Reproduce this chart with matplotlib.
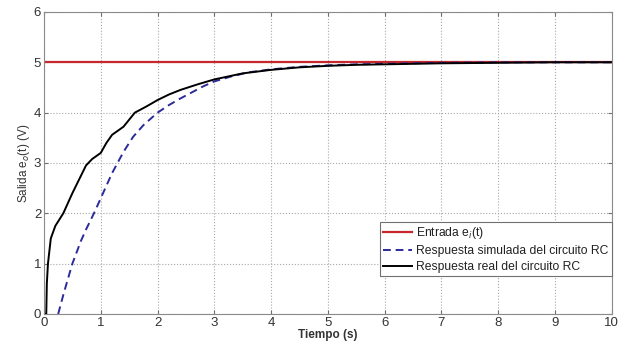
import numpy as np
import matplotlib.pyplot as plt

plt.rcParams['font.family'] = ['Liberation Sans', 'DejaVu Sans']

# ------------------------
# Datos
# ------------------------
t_ent = [0.0, 10.0]
v_ent = [5.0, 5.0]

t_sim = [0.25, 0.35, 0.5, 0.65, 0.75, 0.88, 1.0, 1.2, 1.4, 1.57, 1.75, 2.0,
         2.2, 2.4, 2.6, 2.8, 3.0, 3.3, 3.6, 4.0, 4.5, 5.0, 5.5, 6.0, 7.0,
         8.0, 9.0, 10.0]
v_sim = [0.0, 0.42, 1.0, 1.45, 1.7, 2.0, 2.3, 2.8, 3.22, 3.52, 3.75, 4.0,
         4.15, 4.28, 4.4, 4.52, 4.62, 4.72, 4.8, 4.86, 4.91, 4.94, 4.96,
         4.97, 4.99, 5.0, 5.0, 5.0]

t_real = [0.0, 0.04, 0.05, 0.07, 0.12, 0.2, 0.34, 0.5, 0.74, 0.85, 1.0,
          1.1, 1.2, 1.4, 1.6, 1.8, 2.0, 2.2, 2.4, 2.7, 3.0, 3.5, 4.0, 4.5,
          5.0, 5.5, 6.0, 7.0, 8.0, 9.0, 10.0]
v_real = [0.0, 0.0, 0.6, 1.0, 1.5, 1.75, 2.0, 2.4, 2.95, 3.08, 3.2, 3.4,
          3.56, 3.72, 4.0, 4.12, 4.25, 4.36, 4.45, 4.56, 4.66, 4.78, 4.85,
          4.9, 4.93, 4.95, 4.96, 4.98, 4.99, 5.0, 5.0]

# ------------------------
# Figura
# ------------------------
fig = plt.figure(figsize=(6.23, 3.52), dpi=100)
ax = fig.add_axes([0.0706, 0.108, 0.9114, 0.858])

ax.plot(t_ent, v_ent, color='#c8282d', linewidth=1.6, label='Entrada e$_i$(t)')
ax.plot(t_sim, v_sim, color='#2b2b9a', linestyle='--', linewidth=1.4,
        dashes=(4, 2.5), label='Respuesta simulada del circuito RC')
ax.plot(t_real, v_real, color='black', linewidth=1.4,
        label='Respuesta real del circuito RC')

ax.set_xlim(0, 10)
ax.set_ylim(0, 6)
ax.set_xticks(np.arange(0, 11, 1))
ax.set_yticks(np.arange(0, 7, 1))
ax.grid(True, linestyle=':', color='#a8a8a8', linewidth=0.8)
ax.tick_params(direction='in', top=True, right=True, labelsize=9.5,
               length=3, color='#707070', labelcolor='#333333', pad=2)
for s in ax.spines.values():
    s.set_color('#8a8a8a')

ax.set_xlabel('Tiempo (s)', fontsize=8.5, fontweight='bold', labelpad=0,
              color='#333333')
ax.set_ylabel('Salida e$_o$(t) (V)', fontsize=8.5, labelpad=1, color='#333333')

leg = ax.legend(loc='upper right', bbox_to_anchor=(1.0, 0.305), borderaxespad=0,
                fontsize=8.7, handlelength=2.4, handletextpad=0.3,
                labelspacing=0.3, fancybox=False, framealpha=1,
                edgecolor='#707070', borderpad=0.3)
leg.get_frame().set_linewidth(0.8)
for txt in leg.get_texts():
    txt.set_color('#222222')

fig.savefig('out.png', dpi=100)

**Stated task:** Without the pictures, write out all of the material exactly.

**Output for this task:**
Reproduce this chart with matplotlib.
import numpy as np
import matplotlib.pyplot as plt

plt.rcParams['font.family'] = ['Liberation Sans', 'DejaVu Sans']

# ------------------------
# Datos
# ------------------------
t_ent = [0.0, 10.0]
v_ent = [5.0, 5.0]

t_sim = [0.25, 0.35, 0.5, 0.65, 0.75, 0.88, 1.0, 1.2, 1.4, 1.57, 1.75, 2.0,
         2.2, 2.4, 2.6, 2.8, 3.0, 3.3, 3.6, 4.0, 4.5, 5.0, 5.5, 6.0, 7.0,
         8.0, 9.0, 10.0]
v_sim = [0.0, 0.42, 1.0, 1.45, 1.7, 2.0, 2.3, 2.8, 3.22, 3.52, 3.75, 4.0,
         4.15, 4.28, 4.4, 4.52, 4.62, 4.72, 4.8, 4.86, 4.91, 4.94, 4.96,
         4.97, 4.99, 5.0, 5.0, 5.0]

t_real = [0.0, 0.04, 0.05, 0.07, 0.12, 0.2, 0.34, 0.5, 0.74, 0.85, 1.0,
          1.1, 1.2, 1.4, 1.6, 1.8, 2.0, 2.2, 2.4, 2.7, 3.0, 3.5, 4.0, 4.5,
          5.0, 5.5, 6.0, 7.0, 8.0, 9.0, 10.0]
v_real = [0.0, 0.0, 0.6, 1.0, 1.5, 1.75, 2.0, 2.4, 2.95, 3.08, 3.2, 3.4,
          3.56, 3.72, 4.0, 4.12, 4.25, 4.36, 4.45, 4.56, 4.66, 4.78, 4.85,
          4.9, 4.93, 4.95, 4.96, 4.98, 4.99, 5.0, 5.0]

# ------------------------
# Figura
# ------------------------
fig = plt.figure(figsize=(6.23, 3.52), dpi=100)
ax = fig.add_axes([0.0706, 0.108, 0.9114, 0.858])

ax.plot(t_ent, v_ent, color='#c8282d', linewidth=1.6, label='Entrada e$_i$(t)')
ax.plot(t_sim, v_sim, color='#2b2b9a', linestyle='--', linewidth=1.4,
        dashes=(4, 2.5), label='Respuesta simulada del circuito RC')
ax.plot(t_real, v_real, color='black', linewidth=1.4,
        label='Respuesta real del circuito RC')

ax.set_xlim(0, 10)
ax.set_ylim(0, 6)
ax.set_xticks(np.arange(0, 11, 1))
ax.set_yticks(np.arange(0, 7, 1))
ax.grid(True, linestyle=':', color='#a8a8a8', linewidth=0.8)
ax.tick_params(direction='in', top=True, right=True, labelsize=9.5,
               length=3, color='#707070', labelcolor='#333333', pad=2)
for s in ax.spines.values():
    s.set_color('#8a8a8a')

ax.set_xlabel('Tiempo (s)', fontsize=8.5, fontweight='bold', labelpad=0,
              color='#333333')
ax.set_ylabel('Salida e$_o$(t) (V)', fontsize=8.5, labelpad=1, color='#333333')

leg = ax.legend(loc='upper right', bbox_to_anchor=(1.0, 0.305), borderaxespad=0,
                fontsize=8.7, handlelength=2.4, handletextpad=0.3,
                labelspacing=0.3, fancybox=False, framealpha=1,
                edgecolor='#707070', borderpad=0.3)
leg.get_frame().set_linewidth(0.8)
for txt in leg.get_texts():
    txt.set_color('#222222')

fig.savefig('out.png', dpi=100)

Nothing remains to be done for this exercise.